Несколько дней минули незаметно. Дольше я уже не мог затягивать отъезд. Мы договорились, что непременно позвоню, когда в следующий раз мне удастся вырваться в Москву. Кира призналась, что была бы очень рада, особенно если мы встретимся двадцатого декабря. Как я узнал потом, это был день ее рождения.
До сих пор не могу
Смутило то, что я боялся стать обузой. Бедный врач и привыкшая к роскоши княгиня — можно ли представить себе такой фантастический альянс? Впрочем, мы тогда ни о чем таком и не задумывались. Хотя, пожалуй, где-то в глубине моей души уже рождалась подобная мечта. Только бы стать прочно на ноги, добиться положения в обществе и славы. И вот тогда… Но о чем же думала она? Этого я до сих пор не знаю.

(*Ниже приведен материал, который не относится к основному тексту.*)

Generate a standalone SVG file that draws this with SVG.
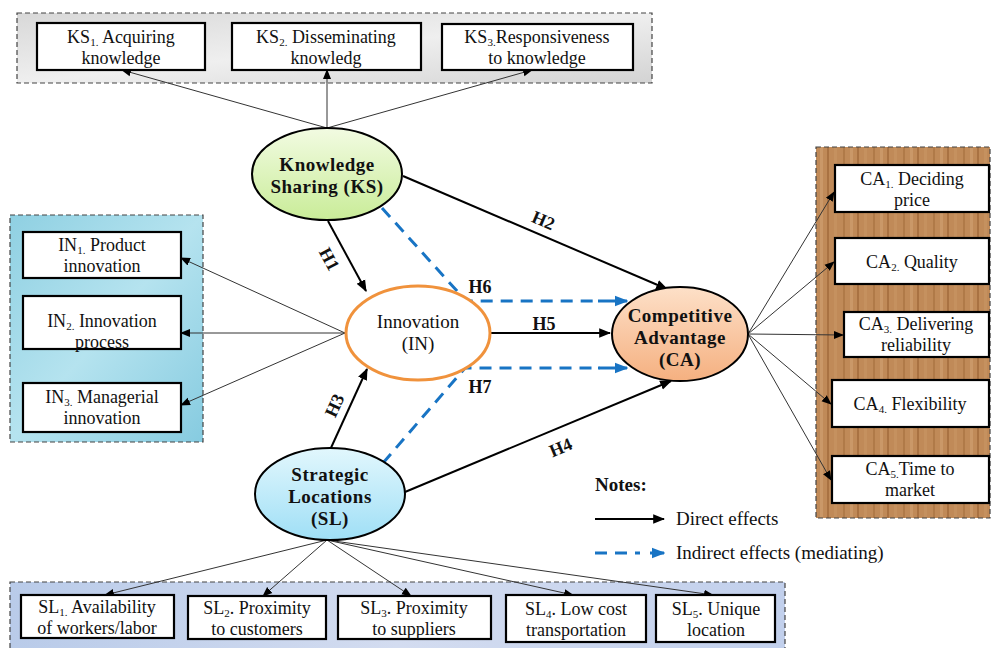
<svg xmlns="http://www.w3.org/2000/svg" width="991" height="648" viewBox="0 0 991 648">
<defs>
<style>
text{font-family:"Liberation Serif","Times New Roman",Tinos,"DejaVu Serif",serif}
.box{fill:#fff;stroke:#000;stroke-width:2.2}
.panel{stroke:#444;stroke-width:1.2;stroke-dasharray:5,3}
.t{font-size:18px;fill:#111;text-anchor:middle}
.tb{font-size:19px;font-weight:bold;fill:#111;text-anchor:middle;letter-spacing:0.5px}
.h{font-size:18px;font-weight:bold;fill:#111;text-anchor:middle}
.lg{font-size:19px;fill:#111}
.thin{stroke:#333;stroke-width:1;fill:none;marker-end:url(#ah)}
.dir{stroke:#000;stroke-width:2;fill:none;marker-end:url(#ah2)}
.ind{stroke:#1874c4;stroke-width:3;stroke-dasharray:12,8;fill:none}
.s{font-size:11px}
</style>
<marker id="ah" viewBox="0 0 10 10" refX="9" refY="5" markerWidth="10" markerHeight="10" markerUnits="userSpaceOnUse" orient="auto"><path d="M0,1 L10,5 L0,9 z" fill="#000"/></marker>
<marker id="ah2" viewBox="0 0 10 10" refX="9" refY="5" markerWidth="6" markerHeight="6" orient="auto"><path d="M0,1 L10,5 L0,9 z" fill="#000"/></marker>
<marker id="ahb" viewBox="0 0 10 10" refX="9" refY="5" markerWidth="4.5" markerHeight="4.5" orient="auto"><path d="M0,1 L10,5 L0,9 z" fill="#1874c4"/></marker>
<linearGradient id="gKS" x1="0" y1="0" x2="0" y2="1"><stop offset="0" stop-color="#f2fbe2"/><stop offset="1" stop-color="#c9ec98"/></linearGradient>
<linearGradient id="gCA" x1="0" y1="0" x2="0" y2="1"><stop offset="0" stop-color="#fde0c8"/><stop offset="1" stop-color="#f5b080"/></linearGradient>
<linearGradient id="gSL" x1="0" y1="0" x2="0" y2="1"><stop offset="0" stop-color="#e2f7fd"/><stop offset="1" stop-color="#9fdff6"/></linearGradient>
<linearGradient id="gMarble" x1="0" y1="0" x2="1" y2="1"><stop offset="0" stop-color="#d8d8d8"/><stop offset="0.5" stop-color="#efefef"/><stop offset="1" stop-color="#d3d3d3"/></linearGradient>
<linearGradient id="gWater" x1="0" y1="0" x2="1" y2="1"><stop offset="0" stop-color="#8fd0e2"/><stop offset="0.5" stop-color="#b5e3ef"/><stop offset="1" stop-color="#86cbe0"/></linearGradient>
<linearGradient id="gBlue" x1="0" y1="0" x2="1" y2="0"><stop offset="0" stop-color="#b9cbe9"/><stop offset="0.5" stop-color="#d3dcf0"/><stop offset="1" stop-color="#c2d0ec"/></linearGradient>
<pattern id="wood" x="0" y="0" width="30" height="40" patternUnits="userSpaceOnUse">
<rect width="30" height="40" fill="#c08a58"/>
<rect x="3" width="2" height="40" fill="#b07a48"/>
<rect x="10" width="3" height="40" fill="#ca9868"/>
<rect x="17" width="2" height="40" fill="#a97242"/>
<rect x="24" width="3" height="40" fill="#c5915f"/>
</pattern>
</defs>

<g id="panels">
<rect class="panel" x="17" y="13" width="635" height="70" fill="url(#gMarble)"/>
<rect class="panel" x="10" y="215" width="193" height="227" fill="url(#gWater)"/>
<rect class="panel" x="816" y="147" width="174" height="371" fill="url(#wood)"/>
<rect class="panel" x="10" y="582" width="775" height="70" fill="url(#gBlue)"/>
</g>

<g id="connectors">
<line class="thin" x1="327" y1="128" x2="122" y2="70"/>
<line class="thin" x1="327" y1="128" x2="327" y2="70"/>
<line class="thin" x1="327" y1="128" x2="532" y2="70"/>
<line class="thin" x1="345" y1="333" x2="181" y2="258"/>
<line class="thin" x1="345" y1="333" x2="181" y2="333"/>
<line class="thin" x1="345" y1="333" x2="181" y2="405"/>
<line class="thin" x1="748" y1="334" x2="834" y2="192"/>
<line class="thin" x1="748" y1="334" x2="834" y2="262"/>
<line class="thin" x1="748" y1="334" x2="843" y2="335"/>
<line class="thin" x1="748" y1="334" x2="831" y2="404"/>
<line class="thin" x1="748" y1="334" x2="831" y2="480"/>
<line class="thin" x1="327" y1="540" x2="105" y2="595"/>
<line class="thin" x1="327" y1="540" x2="263" y2="596"/>
<line class="thin" x1="327" y1="540" x2="411" y2="596"/>
<line class="thin" x1="327" y1="540" x2="573" y2="595"/>
<line class="thin" x1="327" y1="540" x2="713" y2="595"/>

<line class="dir" x1="328" y1="221" x2="366" y2="291"/>
<line class="dir" x1="403" y1="176" x2="667" y2="289"/>
<line class="dir" x1="330" y1="450" x2="367" y2="369"/>
<line class="dir" x1="405" y1="492" x2="671" y2="381"/>
<line class="dir" x1="491" y1="333" x2="610" y2="333"/>

<polyline class="ind" points="382,208 466,301 600,301"/>
<line x1="598" y1="301" x2="627" y2="301" stroke="#1874c4" stroke-width="3" marker-end="url(#ahb)"/>
<polyline class="ind" points="383,463 465,368 600,368"/>
<line x1="598" y1="368" x2="627" y2="368" stroke="#1874c4" stroke-width="3" marker-end="url(#ahb)"/>

<text class="h" transform="translate(324,262) rotate(62)">H1</text>
<text class="h" transform="translate(541,226) rotate(23)">H2</text>
<text class="h" transform="translate(340,408) rotate(-65)">H3</text>
<text class="h" transform="translate(563,453) rotate(-23)">H4</text>
<text class="h" x="544" y="330">H5</text>
<text class="h" x="480" y="293">H6</text>
<text class="h" x="480" y="393">H7</text>
</g>

<g id="KS">
<ellipse cx="327" cy="174" rx="75" ry="46" fill="url(#gKS)" stroke="#000" stroke-width="2"/>
<text class="tb" x="327" y="171">Knowledge</text>
<text class="tb" x="327" y="193">Sharing  (KS)</text>
</g>
<g id="IN">
<ellipse cx="418" cy="333" rx="72" ry="47" fill="#fff" stroke="#f0923c" stroke-width="3"/>
<text class="t" x="418" y="328" style="font-size:19px">Innovation</text>
<text class="t" x="418" y="350" style="font-size:19px">(IN)</text>
</g>
<g id="CA">
<ellipse cx="680" cy="334" rx="68" ry="47" fill="url(#gCA)" stroke="#000" stroke-width="2"/>
<text class="tb" x="680" y="322">Competitive</text>
<text class="tb" x="680" y="344">Advantage</text>
<text class="tb" x="680" y="366">(CA)</text>
</g>
<g id="SL">
<ellipse cx="330" cy="494" rx="75" ry="46" fill="url(#gSL)" stroke="#000" stroke-width="2"/>
<text class="tb" x="330" y="481">Strategic</text>
<text class="tb" x="330" y="503">Locations</text>
<text class="tb" x="330" y="525">(SL)</text>
</g>

<g id="KS1"><rect class="box" x="37" y="23" width="168" height="47"/>
<text class="t" x="121" y="43">KS<tspan class="s" dy="2.5">1.</tspan><tspan dy="-2.5"> Acquiring</tspan></text>
<text class="t" x="121" y="64">knowledge</text></g>
<g id="KS2"><rect class="box" x="232" y="23" width="189" height="47"/>
<text class="t" x="326" y="43">KS<tspan class="s" dy="2.5">2.</tspan><tspan dy="-2.5"> Disseminating</tspan></text>
<text class="t" x="326" y="64">knowledg</text></g>
<g id="KS3"><rect class="box" x="442" y="24" width="191" height="46"/>
<text class="t" x="537" y="43">KS<tspan class="s" dy="2.5">3.</tspan><tspan dy="-2.5">Responsiveness</tspan></text>
<text class="t" x="537" y="64">to knowledge</text></g>

<g id="IN1"><rect class="box" x="23" y="232" width="158" height="46"/>
<text class="t" x="102" y="251">IN<tspan class="s" dy="2.5">1.</tspan><tspan dy="-2.5"> Product</tspan></text>
<text class="t" x="102" y="272">innovation</text></g>
<g id="IN2"><rect class="box" x="23" y="296" width="158" height="53"/>
<text class="t" x="102" y="327">IN<tspan class="s" dy="2.5">2.</tspan><tspan dy="-2.5"> Innovation</tspan></text>
<text class="t" x="102" y="348">process</text></g>
<g id="IN3"><rect class="box" x="23" y="383" width="158" height="49"/>
<text class="t" x="102" y="403">IN<tspan class="s" dy="2.5">3.</tspan><tspan dy="-2.5"> Managerial</tspan></text>
<text class="t" x="102" y="424">innovation</text></g>

<g id="CA1"><rect class="box" x="835" y="165" width="154" height="47"/>
<text class="t" x="912" y="185">CA<tspan class="s" dy="2.5">1.</tspan><tspan dy="-2.5"> Deciding</tspan></text>
<text class="t" x="912" y="206">price</text></g>
<g id="CA2"><rect class="box" x="835" y="238" width="154" height="46"/>
<text class="t" x="912" y="268">CA<tspan class="s" dy="2.5">2.</tspan><tspan dy="-2.5"> Quality</tspan></text></g>
<g id="CA3"><rect class="box" x="844" y="312" width="145" height="45"/>
<text class="t" x="916" y="330">CA<tspan class="s" dy="2.5">3.</tspan><tspan dy="-2.5"> Delivering</tspan></text>
<text class="t" x="916" y="351">reliability</text></g>
<g id="CA4"><rect class="box" x="832" y="380" width="157" height="47"/>
<text class="t" x="910" y="410">CA<tspan class="s" dy="2.5">4.</tspan><tspan dy="-2.5"> Flexibility</tspan></text></g>
<g id="CA5"><rect class="box" x="832" y="456" width="157" height="47"/>
<text class="t" x="910" y="475">CA<tspan class="s" dy="2.5">5.</tspan><tspan dy="-2.5">Time  to</tspan></text>
<text class="t" x="910" y="496">market</text></g>

<g id="SL1"><rect class="box" x="21" y="595" width="153" height="43"/>
<text class="t" x="97" y="613">SL<tspan class="s" dy="2.5">1.</tspan><tspan dy="-2.5"> Availability</tspan></text>
<text class="t" x="97" y="634">of  workers/labor</text></g>
<g id="SL2"><rect class="box" x="188" y="596" width="138" height="43"/>
<text class="t" x="257" y="614">SL<tspan class="s" dy="2.5">2</tspan><tspan dy="-2.5">. Proximity</tspan></text>
<text class="t" x="257" y="635">to customers</text></g>
<g id="SL3"><rect class="box" x="338" y="596" width="153" height="43"/>
<text class="t" x="414" y="614">SL<tspan class="s" dy="2.5">3</tspan><tspan dy="-2.5">. Proximity</tspan></text>
<text class="t" x="414" y="635">to suppliers</text></g>
<g id="SL4"><rect class="box" x="506" y="595" width="140" height="47"/>
<text class="t" x="576" y="615">SL<tspan class="s" dy="2.5">4</tspan><tspan dy="-2.5">. Low  cost</tspan></text>
<text class="t" x="576" y="636">transportation</text></g>
<g id="SL5"><rect class="box" x="656" y="595" width="119" height="47"/>
<text class="t" x="716" y="615">SL<tspan class="s" dy="2.5">5</tspan><tspan dy="-2.5">. Unique</tspan></text>
<text class="t" x="716" y="636">location</text></g>

<g id="legend">
<text class="lg" x="595" y="491" font-weight="bold">Notes:</text>
<line x1="595" y1="519" x2="664" y2="519" stroke="#000" stroke-width="2" marker-end="url(#ah2)"/>
<text class="lg" x="676" y="525">Direct  effects</text>
<line x1="595" y1="553" x2="640" y2="553" stroke="#1874c4" stroke-width="3" stroke-dasharray="12,8"/>
<line x1="650" y1="553" x2="664" y2="553" stroke="#1874c4" stroke-width="3" marker-end="url(#ahb)"/>
<text class="lg" x="676" y="559">Indirect  effects  (mediating)</text>
</g>
</svg>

Так было в прошлом году. И вот я снова в поезде, трясусь в расхлябанном вагоне. В Москву! В Москву!
3
Была еще одна встреча с ненаглядной моей Кирой. Мы возвращались с Тасей из отпуска. Тася все уговаривала, чтобы поехать с вокзала на вокзал и не задерживаться ни на час в Первопрестольной. Только ведь ей переубедить меня еще не удавалось никогда. Снова едем к моим дядьям в Обухов, на Пречистенку.
Ну вот наконец знакомый переулок. Извозчик остановился на углу. Вместе с Тасей я поднимаюсь наверх, а самому не терпится бежать туда, в глубь переулка… А что, если будет снова знак судьбы? Вдруг снова она и я, одни на пустынном тротуаре? Но даже если нет, так хотя бы в окна загляну — может быть, почувствует, отодвинет занавеску, выглянет… Кира! Кира! Нет-нет, я не закричу. Даже камешек в окно не брошу… Так что же делать? Ах да! Нужен телефон.
Я в нетерпении, весь погружен в свои желания, в мечты, а Тася смотрит на меня широко раскрытыми глазами. Кажется, вот-вот заплачет… Сейчас, сейчас, только дыхание переведу… Ты не мешай…
— Барышня! Тридцать два ноль семь… Да-да… Поскорей, пожалуйста… Да!.. Здравствуйте! Я Михаил, военный врач. Вы помните, вы не забыли меня, Кира?
В ответ слышу знакомый, бесконечно дорогой, но поразительно спокойный голос:
— Я? Как я могла забыть вас? Разве мы знакомы?
Такое впечатление, что это не она. То есть она, конечно, но совсем другая.
— Ну как же! Это было прошлой осенью… — пытаюсь напомнить ей, как все это началось. — Мы шли по скучному, кривому переулку. Я помню, что не было в том переулке ни души. Я пристально следил за вами, пока вы шли, и понял, что нет никого прекраснее на свете. И долго мучился, не зная, как заговорить. И боялся, что вот уйдете, а я никогда вас больше не увижу… Вы помните? Какое было счастье, когда все же решился подойти!
— О чем вы?
Вот те раз! Так Кира это или же не Кира?
— Неужели забыли про Карачев? Там где-то имение вашего отца.
Не помнит или все же притворяется? Зачем?
— Я и рада бы вспомнить, если мы встречались. Но где?
— Да здесь, в Обуховом! — Я уже начинаю сомневаться. — Впрочем, какая разница! Вы помните или же успели все забыть?
— Допустим, помню, — то ли решила уступить, то ли намерена и дальше продолжать жестокую игру. — Так что же между нами было?
Я чувствую, что еле сдерживает смех. Ах, как же они любят подразнить влюбленного мужчину!
— Мне как-то неудобно вам напоминать?